"Signatures are usually based on vulnerabilities rather than exploits"

This is interesting, when I started to read about signature-based intrusion detection systems, I thought that signatures were created by using patterns from the exploit. However, as I noticed in a previous entry and learned from the post below (that I found via TaoSecurity), this is not the case.

Errata Security: ANI 0day vs. intrusion detection providers

signatures are usually based on vulnerabilities rather than exploits

This means that learning systems, like Polygraph, that generates signatures from exploits are not automating the signature generation properly. Though, they are able to block worms exploiting unknown vulnerabilities.

Background reading: Polygraph - Automatically Generating Signatures for Polymorphic Worms

The next paper from RAID 2006 I will comment is about manipulating Polygraph. Thus it seemed natural that I looked at the original publication Polygraph: Automatic Signature Generation for Polymorphic Worms (2005).

Polygraph is a program that automatically generates signatures for Polymorphic worms; that are worms that change (obfuscate) their appearance from time to time between attacks. Existing worm blocking solutions (before 2005) assumes that worms have the same content from time to time. Thus it is easy to automatically generate signatures (simple single strings of bytes) that filter out worms. However, this assumption does not apply for polymorphic worms.

Since however, the polymorphic worms are targeting specific vulnerabilities some of the payload must be same between all worms, so Polygraph collects suspicious and innocuous payloads, classified using a simple flow classifier, and then extract content signatures from them. Instead of just extracting one single string of bytes, as in previous algorithms, Polygraph extracts sets of byte sequences.

The extracted byte sequences are used in three different ways for detecting worms :

• All byte sequences must be present in payload to indicate an worm
  
• All byte sequences must be present in correct order to indicate an worm
  
• All byte sequences are weighed together using a Naïve Bayes Classifier:
1. A byte sequence has probability being in a worm or not: P(seq | worm) and P(seq | ~worm)
2. A score is computed for a payload being a worm were {seq} means all sequences in a payload: score = P({seq} | worm) / P({seq} | ~worm)
3. Then the score is compared to a threshold and if true, the payload is believed to be an worm: score > tau

To handle the case that there are more than one type of polymorphic worms among the suspicious payloads, Polygraph uses hierarchical clustering of the byte sequences of the payloads. The sequences are merged into clusters by minimizing the false positives tested of the innocuous payloads.

Comment: First of all I think this an interesting paper, since I have a background in machine learning and Bayesian learning. However, the learning algorithms could probably be improved, for instance, by applying a more fully Bayesian approach than the used Naïve Bayes Classifier.

In addition I found an interesting comment at Mohit's security blog: IPS algorithms... that is as follows:

Most signatures in good products are vulnerability based so even if you change the attack it still gets stopped.

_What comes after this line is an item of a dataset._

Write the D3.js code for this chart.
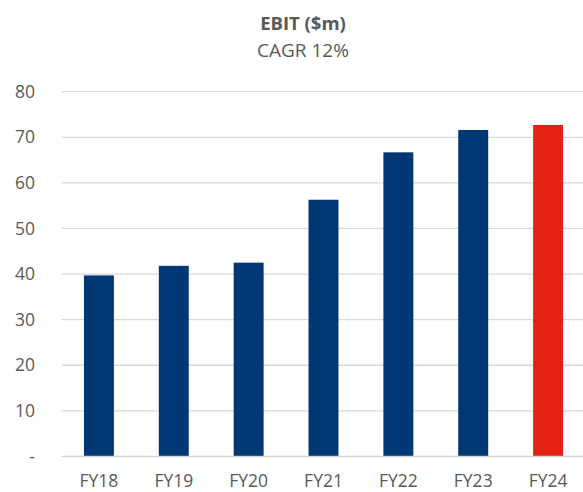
<!DOCTYPE html>
<html>
<head>
<meta charset="utf-8">
<script src="https://cdn.jsdelivr.net/npm/d3@7"></script>
<style>
  html, body { margin: 0; padding: 0; background: #fff; }
  svg text { font-family: "Open Sans", "Noto Sans", sans-serif; }
</style>
</head>
<body>
<svg id="chart" width="583" height="492"></svg>
<script>
// EBIT by financial year ($m)
const categories = ["FY18", "FY19", "FY20", "FY21", "FY22", "FY23", "FY24"];
const ebitValues = [39.7, 41.8, 42.5, 56.3, 66.7, 71.6, 72.7];
const tickValues = [0, 10, 20, 30, 40, 50, 60, 70, 80];
const tickLabels = ["-", "10", "20", "30", "40", "50", "60", "70", "80"];
const barColors = ["#003875", "#003875", "#003875", "#003875", "#003875", "#003875", "#e32213"];

const svg = d3.select("#chart");

const x = d3.scaleBand()
  .domain(categories)
  .range([61.5, 585.5])
  .paddingInner(0.6)
  .paddingOuter(0.3);

const y = d3.scaleLinear()
  .domain([0, 80])
  .range([456.4, 91.7]);

// horizontal gridlines
svg.append("g")
  .selectAll("line")
  .data(tickValues.filter(d => d > 0))
  .join("line")
  .attr("x1", 61.5)
  .attr("x2", 583)
  .attr("y1", d => y(d))
  .attr("y2", d => y(d))
  .attr("stroke", "#d9d9d9")
  .attr("stroke-width", 1.3);

// y-axis tick labels
const yAxis = d3.axisLeft(y)
  .tickValues(tickValues)
  .tickFormat((d, i) => tickLabels[i])
  .tickSize(0)
  .tickPadding(0);

svg.append("g")
  .attr("transform", "translate(35,0)")
  .call(yAxis)
  .call(g => g.select(".domain").remove())
  .call(g => g.selectAll("text")
    .attr("fill", "#595959")
    .attr("font-size", 17.5));

// bars
svg.append("g")
  .selectAll("rect")
  .data(ebitValues)
  .join("rect")
  .attr("x", (d, i) => x(categories[i]))
  .attr("width", x.bandwidth())
  .attr("y", d => y(d))
  .attr("height", d => y(0) - y(d))
  .attr("fill", (d, i) => barColors[i]);

// baseline
svg.append("line")
  .attr("x1", 61.5)
  .attr("x2", 583)
  .attr("y1", y(0))
  .attr("y2", y(0))
  .attr("stroke", "#d0d0d0")
  .attr("stroke-width", 1.3);

// x-axis category labels
const xAxis = d3.axisBottom(x).tickSize(0).tickPadding(0);
svg.append("g")
  .attr("transform", "translate(0,475)")
  .call(xAxis)
  .call(g => g.select(".domain").remove())
  .call(g => g.selectAll("text")
    .attr("fill", "#595959")
    .attr("font-size", 17.5));

// titles
svg.append("text")
  .attr("x", 303)
  .attr("y", 30)
  .attr("text-anchor", "middle")
  .attr("font-size", 18.5)
  .attr("font-weight", "bold")
  .attr("fill", "#595959")
  .text("EBIT ($m)");

svg.append("text")
  .attr("x", 303)
  .attr("y", 57)
  .attr("text-anchor", "middle")
  .attr("font-size", 19)
  .attr("fill", "#595959")
  .text("CAGR 12%");
</script>
</body>
</html>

Thus, Polygraph might not be needed! Or what should we believe?

Paper 4: Allergy Attack Against Automatic Signature Generation

This paper practically shows how to do what Can machine learning be secure? describes. In the paper, they show how to attack systems that uses Automatic Signature Generation (ASG). A typical ASG first detects an intrusion or attack, thereafter automatically generates a signature from the attack data and then filter out all future traffic matching the signature.

By using the fact that many ASG system does not use the same method to detect the attack and then create the signature they are able to fool the system into creating signatures for non-malicious traffic. Also, by not using the full context of an attack, such as the steps leading to the attack, ATG systems are easier fooled.

An ATG system seems to be a kind of unsupervised learning system, using anomaly detection to detect suspicious traffic. Then a signature is created from the traffic based on comparison between many suspicious traffic instances. The signature is often computed from the longest common byte sequence.